→ Written request: Repeat everything from the first line of the listing below through the line that contains "82.5, 84, 84.5, 85.5, 84, 85.5, 86, 86, 86, 86, 86]", exactly. Leave out pictures.

→ Available data:
++++

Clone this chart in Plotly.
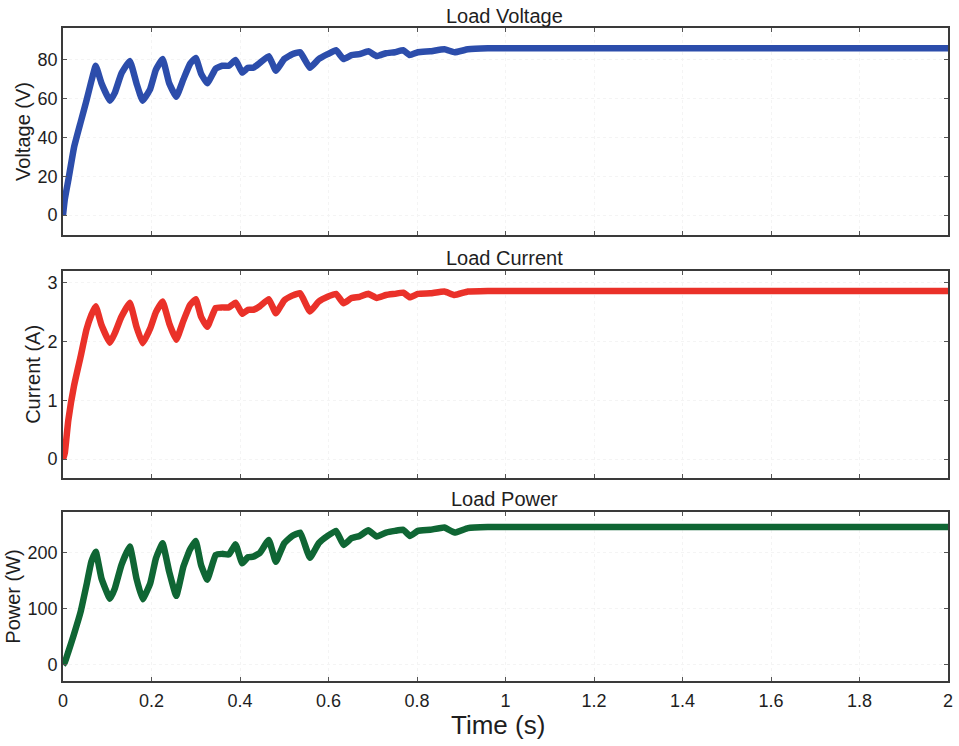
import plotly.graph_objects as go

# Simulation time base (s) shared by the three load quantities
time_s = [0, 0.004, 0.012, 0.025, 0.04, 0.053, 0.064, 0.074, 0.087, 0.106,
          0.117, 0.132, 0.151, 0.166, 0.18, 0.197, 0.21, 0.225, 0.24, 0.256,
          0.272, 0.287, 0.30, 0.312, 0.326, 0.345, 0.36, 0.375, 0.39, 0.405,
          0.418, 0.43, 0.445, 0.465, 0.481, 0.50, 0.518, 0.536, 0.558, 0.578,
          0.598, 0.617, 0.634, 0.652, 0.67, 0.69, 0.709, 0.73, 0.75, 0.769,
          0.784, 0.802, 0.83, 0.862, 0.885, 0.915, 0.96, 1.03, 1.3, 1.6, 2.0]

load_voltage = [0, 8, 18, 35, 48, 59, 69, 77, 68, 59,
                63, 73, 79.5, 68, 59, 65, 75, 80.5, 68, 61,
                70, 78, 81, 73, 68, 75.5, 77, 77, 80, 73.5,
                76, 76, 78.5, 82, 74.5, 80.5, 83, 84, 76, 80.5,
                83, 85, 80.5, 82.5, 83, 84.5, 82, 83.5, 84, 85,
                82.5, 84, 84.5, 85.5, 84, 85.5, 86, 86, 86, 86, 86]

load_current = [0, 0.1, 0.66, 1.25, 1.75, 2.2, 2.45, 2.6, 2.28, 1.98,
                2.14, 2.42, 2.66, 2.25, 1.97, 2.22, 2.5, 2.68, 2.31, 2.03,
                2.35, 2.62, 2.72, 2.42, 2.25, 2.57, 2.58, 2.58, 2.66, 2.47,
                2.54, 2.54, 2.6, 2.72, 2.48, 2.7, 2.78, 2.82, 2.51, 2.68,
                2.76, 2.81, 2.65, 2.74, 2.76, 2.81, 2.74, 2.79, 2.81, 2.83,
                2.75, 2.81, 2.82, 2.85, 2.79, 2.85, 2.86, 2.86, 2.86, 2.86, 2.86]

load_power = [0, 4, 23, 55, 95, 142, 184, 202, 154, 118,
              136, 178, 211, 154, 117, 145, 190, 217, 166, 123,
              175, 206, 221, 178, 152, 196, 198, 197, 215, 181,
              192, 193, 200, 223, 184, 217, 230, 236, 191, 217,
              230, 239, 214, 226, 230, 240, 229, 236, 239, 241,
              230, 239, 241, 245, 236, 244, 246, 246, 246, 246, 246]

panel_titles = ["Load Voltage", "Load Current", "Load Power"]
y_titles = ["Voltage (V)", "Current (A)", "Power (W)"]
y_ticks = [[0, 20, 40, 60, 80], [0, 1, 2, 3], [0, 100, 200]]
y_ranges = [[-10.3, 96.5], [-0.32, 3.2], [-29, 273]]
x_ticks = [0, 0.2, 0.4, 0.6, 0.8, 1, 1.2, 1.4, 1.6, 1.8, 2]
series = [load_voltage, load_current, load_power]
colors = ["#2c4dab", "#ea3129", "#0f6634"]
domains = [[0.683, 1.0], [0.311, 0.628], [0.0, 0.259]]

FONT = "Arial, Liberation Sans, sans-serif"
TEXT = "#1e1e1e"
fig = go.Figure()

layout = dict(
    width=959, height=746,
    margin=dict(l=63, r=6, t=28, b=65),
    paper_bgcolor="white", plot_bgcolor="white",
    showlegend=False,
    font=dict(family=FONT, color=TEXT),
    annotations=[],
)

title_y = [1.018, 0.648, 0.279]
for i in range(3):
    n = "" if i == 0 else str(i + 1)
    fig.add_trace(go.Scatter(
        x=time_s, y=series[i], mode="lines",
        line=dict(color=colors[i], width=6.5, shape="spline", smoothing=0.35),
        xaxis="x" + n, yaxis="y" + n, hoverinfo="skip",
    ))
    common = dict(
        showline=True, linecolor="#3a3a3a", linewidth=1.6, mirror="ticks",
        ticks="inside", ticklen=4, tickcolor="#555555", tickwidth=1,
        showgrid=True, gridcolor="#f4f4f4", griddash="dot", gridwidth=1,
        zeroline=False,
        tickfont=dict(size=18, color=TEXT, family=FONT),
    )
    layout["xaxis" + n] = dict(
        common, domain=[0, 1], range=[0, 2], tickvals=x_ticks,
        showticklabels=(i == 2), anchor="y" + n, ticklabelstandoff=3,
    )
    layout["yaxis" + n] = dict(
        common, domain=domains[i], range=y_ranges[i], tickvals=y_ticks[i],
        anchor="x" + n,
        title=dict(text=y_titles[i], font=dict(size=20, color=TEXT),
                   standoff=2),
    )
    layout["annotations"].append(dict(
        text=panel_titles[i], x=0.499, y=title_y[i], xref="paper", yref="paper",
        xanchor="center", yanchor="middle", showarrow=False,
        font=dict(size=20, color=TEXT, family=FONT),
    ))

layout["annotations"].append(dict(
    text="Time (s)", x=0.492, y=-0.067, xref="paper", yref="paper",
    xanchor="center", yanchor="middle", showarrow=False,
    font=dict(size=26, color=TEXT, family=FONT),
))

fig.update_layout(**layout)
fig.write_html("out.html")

++++

→ Final answer:
Clone this chart in Plotly.
import plotly.graph_objects as go

# Simulation time base (s) shared by the three load quantities
time_s = [0, 0.004, 0.012, 0.025, 0.04, 0.053, 0.064, 0.074, 0.087, 0.106,
          0.117, 0.132, 0.151, 0.166, 0.18, 0.197, 0.21, 0.225, 0.24, 0.256,
          0.272, 0.287, 0.30, 0.312, 0.326, 0.345, 0.36, 0.375, 0.39, 0.405,
          0.418, 0.43, 0.445, 0.465, 0.481, 0.50, 0.518, 0.536, 0.558, 0.578,
          0.598, 0.617, 0.634, 0.652, 0.67, 0.69, 0.709, 0.73, 0.75, 0.769,
          0.784, 0.802, 0.83, 0.862, 0.885, 0.915, 0.96, 1.03, 1.3, 1.6, 2.0]

load_voltage = [0, 8, 18, 35, 48, 59, 69, 77, 68, 59,
                63, 73, 79.5, 68, 59, 65, 75, 80.5, 68, 61,
                70, 78, 81, 73, 68, 75.5, 77, 77, 80, 73.5,
                76, 76, 78.5, 82, 74.5, 80.5, 83, 84, 76, 80.5,
                83, 85, 80.5, 82.5, 83, 84.5, 82, 83.5, 84, 85,
                82.5, 84, 84.5, 85.5, 84, 85.5, 86, 86, 86, 86, 86]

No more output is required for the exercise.